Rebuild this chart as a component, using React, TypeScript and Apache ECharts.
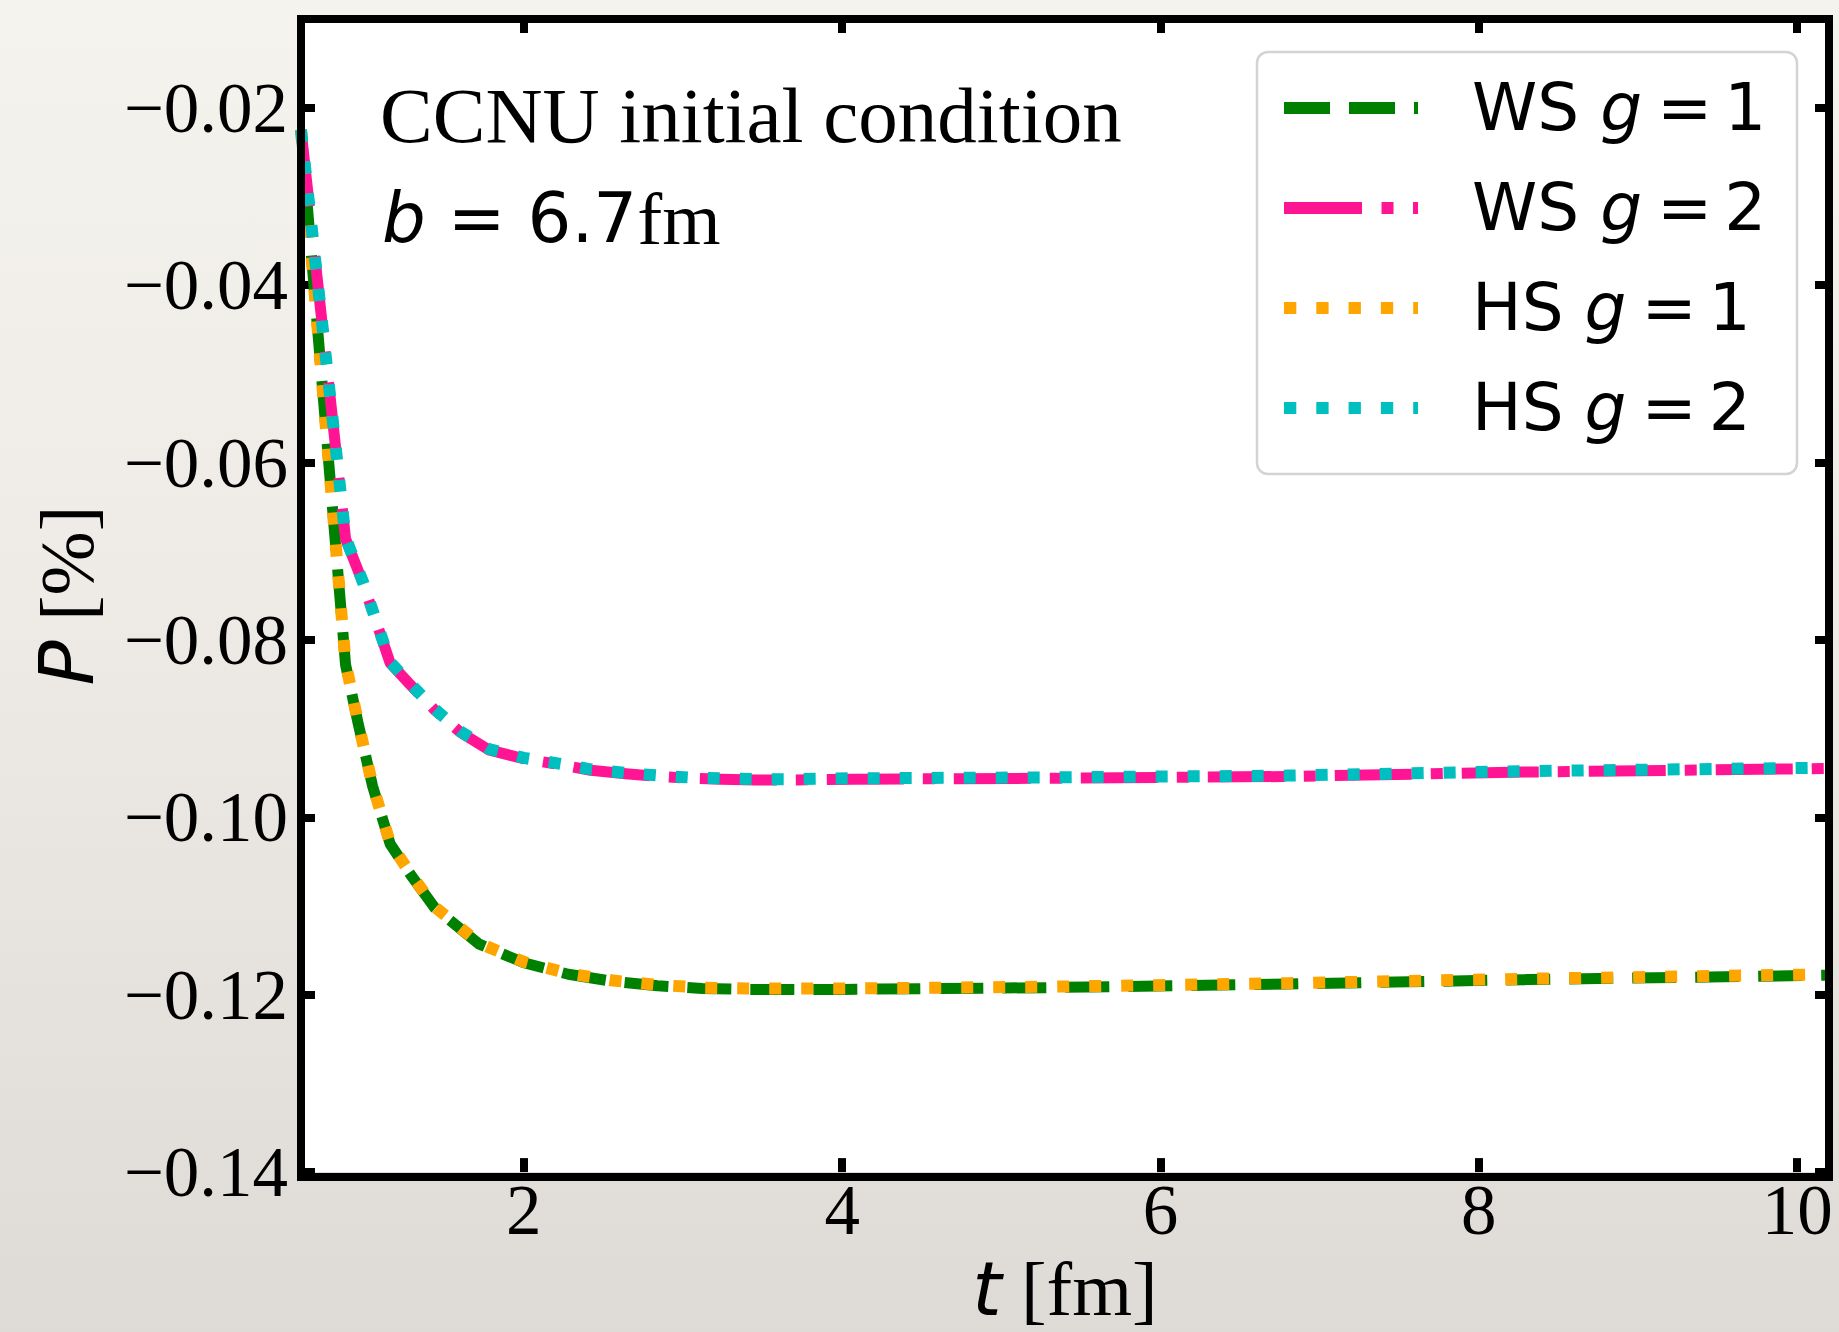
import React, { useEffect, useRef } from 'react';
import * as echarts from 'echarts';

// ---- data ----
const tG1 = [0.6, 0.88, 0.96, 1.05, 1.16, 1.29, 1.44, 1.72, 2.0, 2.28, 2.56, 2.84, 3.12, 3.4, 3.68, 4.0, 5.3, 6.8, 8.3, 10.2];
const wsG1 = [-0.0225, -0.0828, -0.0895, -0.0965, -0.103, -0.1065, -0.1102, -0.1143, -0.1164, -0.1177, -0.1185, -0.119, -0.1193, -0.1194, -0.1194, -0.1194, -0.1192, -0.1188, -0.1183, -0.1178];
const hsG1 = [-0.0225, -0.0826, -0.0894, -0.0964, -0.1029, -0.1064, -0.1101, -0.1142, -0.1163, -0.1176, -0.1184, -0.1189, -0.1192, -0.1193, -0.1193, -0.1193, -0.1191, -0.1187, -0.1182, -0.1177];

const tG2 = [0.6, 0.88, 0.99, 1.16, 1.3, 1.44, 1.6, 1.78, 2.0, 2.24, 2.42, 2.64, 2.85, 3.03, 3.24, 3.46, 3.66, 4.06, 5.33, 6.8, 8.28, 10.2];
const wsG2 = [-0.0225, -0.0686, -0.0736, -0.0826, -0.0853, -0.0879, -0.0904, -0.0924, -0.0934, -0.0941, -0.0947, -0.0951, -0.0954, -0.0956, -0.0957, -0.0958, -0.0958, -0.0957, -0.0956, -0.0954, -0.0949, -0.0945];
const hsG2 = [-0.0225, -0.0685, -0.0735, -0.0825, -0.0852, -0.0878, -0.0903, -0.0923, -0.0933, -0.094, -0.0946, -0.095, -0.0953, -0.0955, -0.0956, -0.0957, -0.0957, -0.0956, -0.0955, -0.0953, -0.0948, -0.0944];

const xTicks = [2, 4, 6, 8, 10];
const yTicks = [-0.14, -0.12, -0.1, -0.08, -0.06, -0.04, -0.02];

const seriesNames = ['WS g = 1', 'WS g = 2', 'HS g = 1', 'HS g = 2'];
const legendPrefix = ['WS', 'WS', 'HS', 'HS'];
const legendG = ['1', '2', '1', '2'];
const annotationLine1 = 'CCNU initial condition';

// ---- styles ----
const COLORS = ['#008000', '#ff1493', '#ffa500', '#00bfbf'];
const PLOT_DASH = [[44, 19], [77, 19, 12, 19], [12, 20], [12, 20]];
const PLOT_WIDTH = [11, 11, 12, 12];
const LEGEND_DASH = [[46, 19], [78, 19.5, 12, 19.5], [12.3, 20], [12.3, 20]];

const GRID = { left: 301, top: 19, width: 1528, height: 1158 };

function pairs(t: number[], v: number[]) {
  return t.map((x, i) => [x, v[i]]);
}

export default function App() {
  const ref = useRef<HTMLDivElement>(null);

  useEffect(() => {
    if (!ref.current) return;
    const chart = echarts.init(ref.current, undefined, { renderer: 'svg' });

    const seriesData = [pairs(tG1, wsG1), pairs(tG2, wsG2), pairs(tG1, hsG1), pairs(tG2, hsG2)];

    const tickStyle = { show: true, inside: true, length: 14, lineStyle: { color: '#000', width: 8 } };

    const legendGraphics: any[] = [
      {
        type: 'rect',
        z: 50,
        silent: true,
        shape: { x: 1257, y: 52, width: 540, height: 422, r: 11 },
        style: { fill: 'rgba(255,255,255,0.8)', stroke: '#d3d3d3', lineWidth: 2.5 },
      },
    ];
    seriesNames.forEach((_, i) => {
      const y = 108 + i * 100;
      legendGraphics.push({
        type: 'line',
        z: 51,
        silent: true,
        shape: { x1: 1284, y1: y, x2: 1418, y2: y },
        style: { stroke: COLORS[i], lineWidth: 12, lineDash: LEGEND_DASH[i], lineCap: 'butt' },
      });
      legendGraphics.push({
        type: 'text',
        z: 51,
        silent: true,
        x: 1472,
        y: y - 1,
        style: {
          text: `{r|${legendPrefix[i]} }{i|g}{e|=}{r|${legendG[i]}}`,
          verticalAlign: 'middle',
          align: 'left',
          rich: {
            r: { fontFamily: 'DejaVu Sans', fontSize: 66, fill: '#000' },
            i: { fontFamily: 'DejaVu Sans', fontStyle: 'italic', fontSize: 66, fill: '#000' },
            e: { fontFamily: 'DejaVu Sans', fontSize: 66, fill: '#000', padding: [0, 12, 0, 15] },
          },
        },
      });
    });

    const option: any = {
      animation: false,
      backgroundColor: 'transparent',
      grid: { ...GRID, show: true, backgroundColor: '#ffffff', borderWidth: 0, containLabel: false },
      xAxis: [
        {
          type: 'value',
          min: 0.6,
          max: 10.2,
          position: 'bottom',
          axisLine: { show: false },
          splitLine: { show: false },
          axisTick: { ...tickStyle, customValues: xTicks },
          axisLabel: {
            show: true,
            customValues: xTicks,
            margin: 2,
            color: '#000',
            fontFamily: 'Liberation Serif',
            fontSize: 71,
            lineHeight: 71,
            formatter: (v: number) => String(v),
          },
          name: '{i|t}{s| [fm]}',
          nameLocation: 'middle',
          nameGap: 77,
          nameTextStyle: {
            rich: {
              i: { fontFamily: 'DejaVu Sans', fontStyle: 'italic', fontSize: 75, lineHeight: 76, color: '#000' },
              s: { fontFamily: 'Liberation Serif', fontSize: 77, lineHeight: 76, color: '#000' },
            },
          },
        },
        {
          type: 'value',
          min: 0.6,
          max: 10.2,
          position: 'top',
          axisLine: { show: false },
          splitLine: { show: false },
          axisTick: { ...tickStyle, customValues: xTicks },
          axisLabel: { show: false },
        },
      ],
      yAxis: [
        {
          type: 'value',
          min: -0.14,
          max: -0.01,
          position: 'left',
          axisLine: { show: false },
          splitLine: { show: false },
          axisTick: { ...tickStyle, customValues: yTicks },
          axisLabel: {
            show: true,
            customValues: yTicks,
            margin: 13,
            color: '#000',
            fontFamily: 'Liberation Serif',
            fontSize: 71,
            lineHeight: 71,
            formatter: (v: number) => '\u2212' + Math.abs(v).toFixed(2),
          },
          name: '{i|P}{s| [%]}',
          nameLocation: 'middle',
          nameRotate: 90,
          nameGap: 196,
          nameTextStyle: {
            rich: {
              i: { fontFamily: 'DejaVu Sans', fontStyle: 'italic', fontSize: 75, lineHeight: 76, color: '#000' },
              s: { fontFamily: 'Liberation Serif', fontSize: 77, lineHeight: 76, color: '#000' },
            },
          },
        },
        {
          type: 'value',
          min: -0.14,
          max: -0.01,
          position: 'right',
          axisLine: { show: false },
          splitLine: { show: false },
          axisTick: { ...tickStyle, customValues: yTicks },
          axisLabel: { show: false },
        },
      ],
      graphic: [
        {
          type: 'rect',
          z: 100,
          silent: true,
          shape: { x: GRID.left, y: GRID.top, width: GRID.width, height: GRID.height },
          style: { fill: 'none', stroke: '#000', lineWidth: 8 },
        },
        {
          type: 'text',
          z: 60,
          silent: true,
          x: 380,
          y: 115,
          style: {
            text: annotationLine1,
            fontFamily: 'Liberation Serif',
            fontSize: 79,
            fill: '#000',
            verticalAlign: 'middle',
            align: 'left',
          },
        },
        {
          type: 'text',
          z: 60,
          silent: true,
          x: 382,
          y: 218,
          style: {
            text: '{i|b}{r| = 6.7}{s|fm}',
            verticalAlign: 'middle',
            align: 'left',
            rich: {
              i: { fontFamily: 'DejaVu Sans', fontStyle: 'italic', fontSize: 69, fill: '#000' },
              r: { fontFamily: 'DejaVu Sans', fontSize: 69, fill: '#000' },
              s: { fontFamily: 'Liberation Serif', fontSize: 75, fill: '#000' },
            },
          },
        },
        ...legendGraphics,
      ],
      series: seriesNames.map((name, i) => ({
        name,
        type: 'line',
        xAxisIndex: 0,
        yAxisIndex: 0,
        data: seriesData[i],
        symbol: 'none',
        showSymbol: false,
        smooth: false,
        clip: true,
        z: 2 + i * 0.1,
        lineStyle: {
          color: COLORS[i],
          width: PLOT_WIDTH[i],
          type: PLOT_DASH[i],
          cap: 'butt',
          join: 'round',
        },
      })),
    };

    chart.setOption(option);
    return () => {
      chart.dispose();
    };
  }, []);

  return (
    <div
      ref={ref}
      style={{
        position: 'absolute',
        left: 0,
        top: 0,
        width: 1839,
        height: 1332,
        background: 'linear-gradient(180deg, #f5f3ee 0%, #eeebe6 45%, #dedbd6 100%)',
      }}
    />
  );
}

__________________________________________________

# EXERCISE OBJECTIVE
Only the lines from the top of the data through the line with "-0.0953, -0.0948, -0.0944];" should be quoted, exactly and with both ends kept; skip the pictures.

# RESULT OF THE EXERCISE
Rebuild this chart as a component, using React, TypeScript and Apache ECharts.
import React, { useEffect, useRef } from 'react';
import * as echarts from 'echarts';

// ---- data ----
const tG1 = [0.6, 0.88, 0.96, 1.05, 1.16, 1.29, 1.44, 1.72, 2.0, 2.28, 2.56, 2.84, 3.12, 3.4, 3.68, 4.0, 5.3, 6.8, 8.3, 10.2];
const wsG1 = [-0.0225, -0.0828, -0.0895, -0.0965, -0.103, -0.1065, -0.1102, -0.1143, -0.1164, -0.1177, -0.1185, -0.119, -0.1193, -0.1194, -0.1194, -0.1194, -0.1192, -0.1188, -0.1183, -0.1178];
const hsG1 = [-0.0225, -0.0826, -0.0894, -0.0964, -0.1029, -0.1064, -0.1101, -0.1142, -0.1163, -0.1176, -0.1184, -0.1189, -0.1192, -0.1193, -0.1193, -0.1193, -0.1191, -0.1187, -0.1182, -0.1177];

const tG2 = [0.6, 0.88, 0.99, 1.16, 1.3, 1.44, 1.6, 1.78, 2.0, 2.24, 2.42, 2.64, 2.85, 3.03, 3.24, 3.46, 3.66, 4.06, 5.33, 6.8, 8.28, 10.2];
const wsG2 = [-0.0225, -0.0686, -0.0736, -0.0826, -0.0853, -0.0879, -0.0904, -0.0924, -0.0934, -0.0941, -0.0947, -0.0951, -0.0954, -0.0956, -0.0957, -0.0958, -0.0958, -0.0957, -0.0956, -0.0954, -0.0949, -0.0945];
const hsG2 = [-0.0225, -0.0685, -0.0735, -0.0825, -0.0852, -0.0878, -0.0903, -0.0923, -0.0933, -0.094, -0.0946, -0.095, -0.0953, -0.0955, -0.0956, -0.0957, -0.0957, -0.0956, -0.0955, -0.0953, -0.0948, -0.0944];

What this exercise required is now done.